O COAF, e não sabe o ministro Marco Aurélio Mello e o presidente da AMB, tem, por força de lei, o chamado “dever de vigilância”. Não é um órgão de investigação, mas de inteligência financeira. Ou seja, detecta e informa quem tem o dever de investigar.

O COAF foi criado num esforço internacional para impedir a lavagem de dinheiro e ocultação de capitais por organizações terroristas, de narcotraficantes e de criminosos poderosos e potentes espalhados pelo planeta.

Ao atender uma requisição judiciária ( o CNJ integra o Poder Judiciário), o COAF apontou para movimentação fora do padrão e sem afirmar tratar-se de consumação de crimes. Como frisado acima, o COAF não realiza investigações criminais.

Depois de conceder liminar em caso que não havia urgência e para esvaziar a atuação do CNJ, isto no apagar das luzes do ano Judiciário, o ministro Marco Aurélio prestou um novo desserviço ao atribuir conduta criminosa e referente a quebra de sigilo de magistrados. Ele confunde dever de vigilância com quebra de sigilo.

Fora isso, Marco Aurélio não quer deixar que o CNJ tome a iniciativa de investigar juízes sob suspeita de desvio funcional, como, por exemplo, venda de sentenças a traficantes de drogas, etc. E o CNJ nasceu para atuar correcionalmente.

Nessa quadro surreal de concessões de liminares sem o requisito necessário da urgência, com o ministro Ricardo Lewandowsky a impedir a continuação de correição no Tribunal de Justiça de São Paulo (em outros estados foram realizadas sem ações e liminares), deve-se lembrar que, em setembro passado, a inconstitucionalidade sobre a atividade correcional do CNJ foi retirada da pauta de julgamento pelo plenário do STF, sem oposição de Marco Aurélio Mello. E foi retirada de pauta não haver sido considerada urgente.
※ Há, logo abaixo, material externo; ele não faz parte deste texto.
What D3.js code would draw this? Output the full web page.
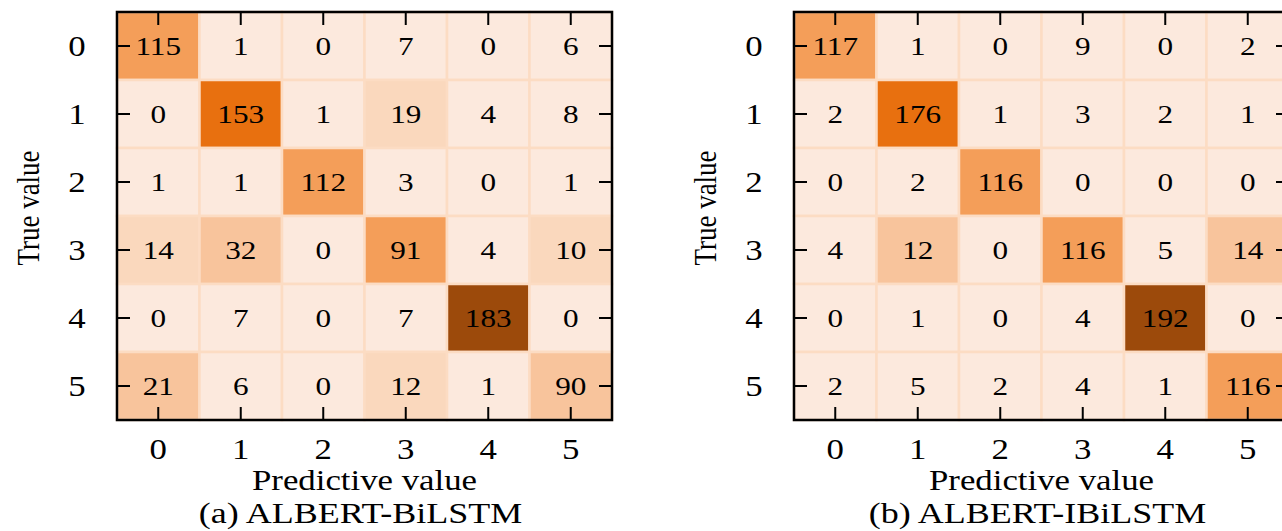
<!DOCTYPE html>
<html>
<head>
<meta charset="utf-8">
<script src="https://cdn.jsdelivr.net/npm/d3@7"></script>
<style>
  body { margin: 0; background: #fff; }
  text { font-family: "Liberation Serif", "Times New Roman", serif; fill: #000; }
</style>
</head>
<body>
<svg id="chart"></svg>
<script>
// class labels (shared by both axes)
var classes = ["0", "1", "2", "3", "4", "5"]

// confusion matrices, rows = true value, cols = predictive value
var matrixA = [
    [115, 1, 0, 7, 0, 6],
    [0, 153, 1, 19, 4, 8],
    [1, 1, 112, 3, 0, 1],
    [14, 32, 0, 91, 4, 10],
    [0, 7, 0, 7, 183, 0],
    [21, 6, 0, 12, 1, 90]
]
var matrixB = [
    [117, 1, 0, 9, 0, 2],
    [2, 176, 1, 3, 2, 1],
    [0, 2, 116, 0, 0, 0],
    [4, 12, 0, 116, 5, 14],
    [0, 1, 0, 4, 192, 0],
    [2, 5, 2, 4, 1, 116]
]
var captions = ["(a) ALBERT-BiLSTM", "(b) ALBERT-IBiLSTM"]
var xTitle = "Predictive value"
var yTitle = "True value"

var width = 1282,
    height = 531

var cellW = 82.5, cellH = 68
var plotW = cellW * classes.length,
    plotH = cellH * classes.length
var stretch = 1.2   // the source figure is a bit wider than tall

var shades = ["#fce9dd", "#fad8bd", "#f8c49c", "#f49e59", "#e8700f", "#9c4a0b"]

var panels = [
    { data: matrixA, caption: captions[0], left: 117, top: 12, cuts: [10, 20, 91, 130, 170] },
    { data: matrixB, caption: captions[1], left: 794, top: 12, cuts: [10, 11, 100, 150, 185] }
]

var svg = d3.select("#chart")
    .attr("width", width)
    .attr("height", height)

var x = d3.scaleBand().domain(classes).range([0, plotW])
var y = d3.scaleBand().domain(classes).range([0, plotH])

panels.forEach(function(p) {
    var color = d3.scaleThreshold().domain(p.cuts).range(shades)

    var cells = []
    p.data.forEach(function(row, i) {
        row.forEach(function(v, j) {
            cells.push({ r: classes[i], c: classes[j], v: v })
        })
    })

    var g = svg.append("g")
        .attr("transform", "translate(" + p.left + "," + p.top + ")")

    g.selectAll("rect.cell").data(cells)
        .enter()
        .append("rect")
        .attr("class", "cell")
        .attr("x", function(d) { return x(d.c) })
        .attr("y", function(d) { return y(d.r) })
        .attr("width", x.bandwidth())
        .attr("height", y.bandwidth())
        .attr("fill", function(d) { return color(d.v) })
        .style("stroke", "#fcdcc3")
        .style("stroke-width", 2.5)

    g.selectAll("text.val").data(cells)
        .enter()
        .append("text")
        .attr("class", "val")
        .attr("transform", function(d) {
            return "translate(" + (x(d.c) + x.bandwidth() / 2) + "," + (y(d.r) + y.bandwidth() / 2) + ") scale(" + stretch + ",1)"
        })
        .attr("dy", "0.35em")
        .attr("text-anchor", "middle")
        .style("font-size", "26px")
        .text(function(d) { return d.v })

    // inward ticks on all four sides
    var tick = 13
    var axes = [
        { a: d3.axisBottom(x), t: "translate(0," + plotH + ")", labels: true },
        { a: d3.axisTop(x), t: "translate(0,0)", labels: false },
        { a: d3.axisLeft(y), t: "translate(0,0)", labels: true },
        { a: d3.axisRight(y), t: "translate(" + plotW + ",0)", labels: false }
    ]
    axes.forEach(function(ax) {
        var ag = g.append("g")
            .attr("transform", ax.t)
            .call(ax.a.tickSize(-tick).tickSizeOuter(0).tickPadding(0))
        ag.select(".domain").remove()
        ag.selectAll(".tick line")
            .attr("stroke", "#000")
            .attr("stroke-width", 2)
        if (!ax.labels) ag.selectAll(".tick text").remove()
        ax.g = ag
    })

    // tick labels, drawn by the axes then nudged into place
    g.selectAll(".tick text")
        .style("font-size", "29px")
        .attr("fill", "#000")

    axes[0].g.selectAll(".tick text")
        .attr("y", 0)
        .attr("dy", 0)
        .attr("transform", "translate(0,39) scale(" + stretch + ",1)")

    axes[2].g.selectAll(".tick text")
        .attr("x", 0)
        .attr("dy", "0.35em")
        .attr("text-anchor", "middle")
        .attr("transform", "translate(-40,0) scale(" + stretch + ",1)")

    g.append("rect")
        .attr("x", 0)
        .attr("y", 0)
        .attr("width", plotW)
        .attr("height", plotH)
        .attr("fill", "none")
        .style("stroke", "#000")
        .style("stroke-width", 2.5)

    g.append("text")
        .attr("transform", "translate(" + (plotW / 2) + "," + (plotH + 70) + ") scale(" + stretch + ",1)")
        .attr("text-anchor", "middle")
        .style("font-size", "29px")
        .text(xTitle)

    g.append("text")
        .attr("transform", "translate(" + (plotW / 2 - 4) + "," + (plotH + 103) + ") scale(" + stretch + ",1)")
        .attr("text-anchor", "middle")
        .style("font-size", "30px")
        .text(p.caption)

    g.append("text")
        .attr("transform", "translate(-78," + (plotH / 2 - 8) + ") rotate(-90) scale(1," + stretch + ")")
        .attr("text-anchor", "middle")
        .style("font-size", "27px")
        .text(yTitle)
})
</script>
</body>
</html>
Pano Rápido. O ministro Marco Aurélio seria um bom candidato à presidência da Associação de Magistrados Brasileiros (AMB), que congrega 16 mil juízes e tem no corporativismo e na manutenção de privilégios (férias duas vezes ao ano) a sua bandeira de lutas.

Sobre interpretações, como levantou o jurista Joaquim Falcão, o ministro Marco Aurélio ficou vencido em 73% dos julgamentos sobre questões de direito Constitucional no STF (confira-se: Folha de S.Paulo, edição de 20 de dezembro, página A6).

A respeito da decisão de Marco Aurélio de soltura do banqueiro golpista Salvatore Cacciola, frise-se, foi por liminar e a contrair decisões de juiz federal, do Tribunal Regional Federal e do Superior Tribuanl de Justiça.